We also do not know enough about how set-based concurrent engineering is or should be performed. Toyota’s approach is not well defined or documented; researchers may have to construct much of the methodology of set-based concurrent engineering and test it in other companies, before formulating a complete theory.

Implications for Management

Toyota has introduced a new model into development that allows effective concurrent engineering while minimizing costs. Recent changes in U.S. companies, such as Chrysler’s improvements through the platform team approach, may hit a plateau below Toyota’s as Toyota learns to exploit this philosophy more fully. At the same time, because Toyota has not fully formalized the paradigm, companies that do may gain a competitive edge over Toyota.

But there are significant barriers. Set-based CE could become an excuse for poor decision making and imprecision, wasting both money and time. Since there is no proven formal methodology, learning the process will be slow and error-prone. Toyota has had decades to teach everyone what gurai means; a U.S. company would have to develop a more formal approach.

Further, what is right for Toyota may not be right for every company. Toyota has a long-standing relationship with highly competent suppliers that put in extra effort for the set-based approach, function on long-term relationships rather than contracts, and understand Toyota’s informal communications about design sets. U.S. suppliers may not be willing to work on an interval specification to be narrowed later.

Perhaps most important, Toyota has unusual engineering expertise. Toyota engineers serve a minimum of fifteen years before reaching management positions, have extensive hands-on experience, undergo frequent training, and are vigorously encouraged to think about their jobs and technologies by managers who are themselves technical experts. Set-based concurrent engineering seems likely to require more skill and judgment than the simpler, point-to-point approach; its adoption by companies with lower average skill levels might be difficult.

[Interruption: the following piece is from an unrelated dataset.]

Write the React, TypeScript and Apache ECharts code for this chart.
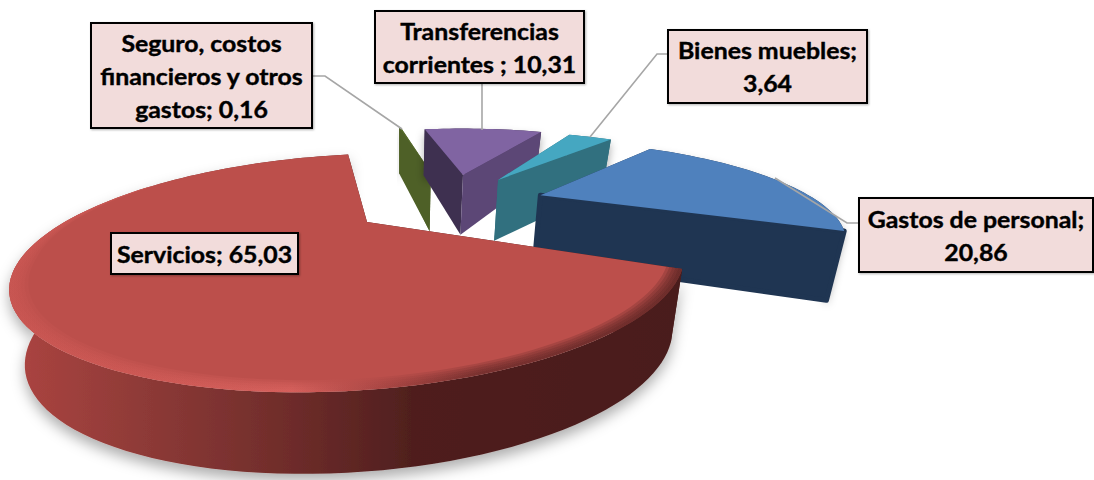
import React, { useEffect, useRef } from "react";
import * as echarts from "echarts";

const categories = ["Gastos de personal", "Servicios", "Seguro, costos financieros y otros gastos", "Transferencias corrientes ", "Bienes muebles"];
const values = [20.86, 65.03, 0.16, 10.31, 3.64];

// Style / layout tables
const explosion = [0.34, 0.355, 0.43, 0.376, 0.35];
const sliceRadius = [0.995, 0.991, 1, 1, 1];
const paintOrder = [2, 3, 4, 0, 1];
const topColors = ["#4F81BD", "#BC4F4B", "#566A2B", "#8064A2", "#45A7C1"];
const startWallColors = ["#1F3552", "#4A1D1C", "#4E6027", "#3E3050", "#31707F"];
const endWallColors = ["#1F3552", "#4A1D1C", "#4E6027", "#5C4776", "#31707F"];
const labelBoxes = [
  { x: 859, y: 198, w: 234, h: 74, wrap: 19 },
  { x: 111, y: 233, w: 187, h: 41, wrap: 30 },
  { x: 91, y: 23, w: 221, h: 105, wrap: 19 },
  { x: 375, y: 11, w: 209, h: 72, wrap: 20 },
  { x: 668, y: 30, w: 199, h: 73, wrap: 15 },
];
const leaders = [
  [[859, 223], [847, 223], [775, 178]],
  [],
  [[312, 76], [325, 76], [402, 129]],
  [[482, 83], [482, 130]],
  [[668, 54], [657, 54], [590, 137]],
];

const START_ANGLE = 38.4;
const CX = 367, CY = 222, RX = 305, KY = 98.6, PERSP = 0.43, SHEAR = 0.4;

const rad = (a: number) => (a * Math.PI) / 180;
const dir = (a: number) => [Math.sin(rad(a)), Math.cos(rad(a))];
const total = values.reduce((s, v) => s + v, 0);
const angles: { a0: number; a1: number }[] = [];
{
  let cur = START_ANGLE;
  values.forEach((v) => {
    const next = cur + (v / total) * 360;
    angles.push({ a0: cur, a1: next });
    cur = next;
  });
}
const bis = (i: number) => (angles[i].a0 + angles[i].a1) / 2;
const offset = (i: number) => {
  const d = dir(bis(i));
  const o = dir(bis(1));
  return [explosion[i] * d[0] - explosion[1] * o[0], explosion[i] * d[1] - explosion[1] * o[1]];
};
const project = (x: number, y: number) => {
  const w = 1 + PERSP * y;
  const dY = (-KY * y) / w;
  return { X: CX - SHEAR * dY + (RX * x) / w, Y: CY + dY, w };
};
const top = (x: number, y: number) => {
  const p = project(x, y);
  return [p.X, p.Y];
};
const bottom = (x: number, y: number) => {
  const p = project(x, y);
  return [p.X - (p.X - 400) * 0.04, p.Y + 100 - 32 * p.w];
};
const arcPlane = (i: number, inset: (a: number) => number = () => 0) => {
  const o = offset(i);
  const { a0, a1 } = angles[i];
  const n = Math.max(2, Math.ceil((a1 - a0) / 2));
  const pts: number[][] = [];
  for (let k = 0; k <= n; k++) {
    const a = a0 + ((a1 - a0) * k) / n;
    const d = dir(a);
    const r = sliceRadius[i] * (1 - inset(a));
    pts.push([o[0] + r * d[0], o[1] + r * d[1]]);
  }
  return pts;
};

const wallGradient = {
  type: "linear", x: 8, y: 0, x2: 683, y2: 0, global: true,
  colorStops: [
    { offset: 0, color: "#AD4541" },
    { offset: 0.2, color: "#8E3A37" },
    { offset: 0.42, color: "#6E2C2A" },
    { offset: 0.6, color: "#4F1F1E" },
    { offset: 1, color: "#4A1D1C" },
  ],
};
const rimGradient = {
  type: "linear", x: 8, y: 0, x2: 683, y2: 0, global: true,
  colorStops: [
    { offset: 0, color: "#CC5854" },
    { offset: 0.2, color: "#D25C58" },
    { offset: 0.42, color: "#DE6662" },
    { offset: 0.56, color: "#A04240" },
    { offset: 0.7, color: "#5E2524" },
    { offset: 1, color: "#4E1F1E" },
  ],
};
// rim width follows the angle: it fades out on the far side of the main slice
const rimTaper = (a: number) => Math.max(0, Math.min(1, (300 - a) / 50));

function renderSlice(params: any, api: any) {
  const i = api.value(0);
  const o = offset(i);
  const arc = arcPlane(i);
  const apex = o;
  const outer = arc[0];
  const last = arc[arc.length - 1];
  const children: any[] = [];
  const poly = (points: number[][], style: any) => ({ type: "polygon", silent: true, shape: { points }, style });
  const isMain = i === 1;
  const round = i === 0 ? { stroke: startWallColors[i], lineWidth: 5, lineJoin: "round" } : {};

  const arcWall = poly(
    [...arc.map((p) => top(p[0], p[1])), ...arc.slice().reverse().map((p) => bottom(p[0], p[1]))],
    {
      fill: isMain ? wallGradient : startWallColors[i],
      shadowBlur: isMain ? 14 : 8,
      shadowOffsetY: isMain ? 7 : 5,
      shadowColor: "rgba(0,0,0,0.32)",
    }
  );
  if (!isMain) children.push(arcWall);
  children.push(
    poly([top(apex[0], apex[1]), top(outer[0], outer[1]), bottom(outer[0], outer[1]), bottom(apex[0], apex[1])], { fill: startWallColors[i] })
  );
  children.push(
    poly([top(apex[0], apex[1]), top(last[0], last[1]), bottom(last[0], last[1]), bottom(apex[0], apex[1])], { fill: endWallColors[i], ...round })
  );
  if (isMain) children.push(arcWall);
  children.push(poly([top(apex[0], apex[1]), ...arc.map((p) => top(p[0], p[1]))], { fill: topColors[i] }));
  if (isMain) {
    [0.042, 0.034, 0.026, 0.018, 0.01].forEach((t) => {
      const inner = arcPlane(i, (a) => t * rimTaper(a));
      children.push(
        poly([...arc.map((p) => top(p[0], p[1])), ...inner.reverse().map((p) => top(p[0], p[1]))], { fill: rimGradient, opacity: 0.22 })
      );
    });
  }
  return { type: "group", children };
}

const fmt = (v: number) => v.toFixed(2).replace(".", ",");
const wrapText = (s: string, n: number) => {
  const out: string[] = [];
  let line = "";
  s.split(" ").forEach((word) => {
    const t = line ? line + " " + word : word;
    if (t.length > n && line) {
      out.push(line);
      line = word;
    } else line = t;
  });
  out.push(line);
  return out.join("\n");
};

export default function App() {
  const ref = useRef<HTMLDivElement>(null);
  useEffect(() => {
    const chart = echarts.init(ref.current!, undefined, { renderer: "svg" });
    const graphic: any[] = [];
    leaders.forEach((pts) => {
      if (pts.length)
        graphic.push({ type: "polyline", silent: true, z: 10, shape: { points: pts }, style: { stroke: "#A6A6A6", lineWidth: 1.6, fill: "none" } });
    });
    categories.forEach((name, i) => {
      const b = labelBoxes[i];
      graphic.push({
        type: "rect", silent: true, z: 11,
        shape: { x: b.x, y: b.y, width: b.w, height: b.h },
        style: { fill: "#F2DCDB", stroke: "#000000", lineWidth: 2, shadowBlur: 2, shadowOffsetX: 1, shadowOffsetY: 1, shadowColor: "rgba(0,0,0,0.3)" },
      });
      graphic.push({
        type: "text", silent: true, z: 12,
        x: b.x + b.w / 2, y: b.y + b.h / 2,
        scaleX: 1.08,
        style: {
          text: wrapText(`${name}; ${fmt(values[i])}`, b.wrap),
          fill: "#000000", align: "center", verticalAlign: "middle",
          font: 'bold 23px Lato', lineHeight: 33,
          stroke: "#000000", lineWidth: 0.4,
        },
      });
    });
    chart.setOption({
      animation: false,
      backgroundColor: "#ffffff",
      series: [
        {
          type: "custom",
          coordinateSystem: "none",
          silent: true,
          clip: false,
          renderItem: renderSlice,
          data: paintOrder.map((i) => [i, values[i]]),
        },
      ],
      graphic,
    });
    return () => chart.dispose();
  }, []);
  return <div ref={ref} style={{ position: "fixed", left: 0, top: 0, width: 1094, height: 480 }} />;
}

We cannot therefore recommend crash programs to develop set-based concurrent engineering. Rather, companies that want to gain this new competitive edge should experiment in developing concrete techniques, while carefully pondering the philosophical implications and management of suppliers and personnel. We suspect that many U.S. companies’ efforts to adopt concurrent engineering through cross-functional teams and structured development processes that focus on designing the right product in the concept stage are important steps. We believe these CE approaches will inevitably move companies in the direction of set-based concurrent engineering.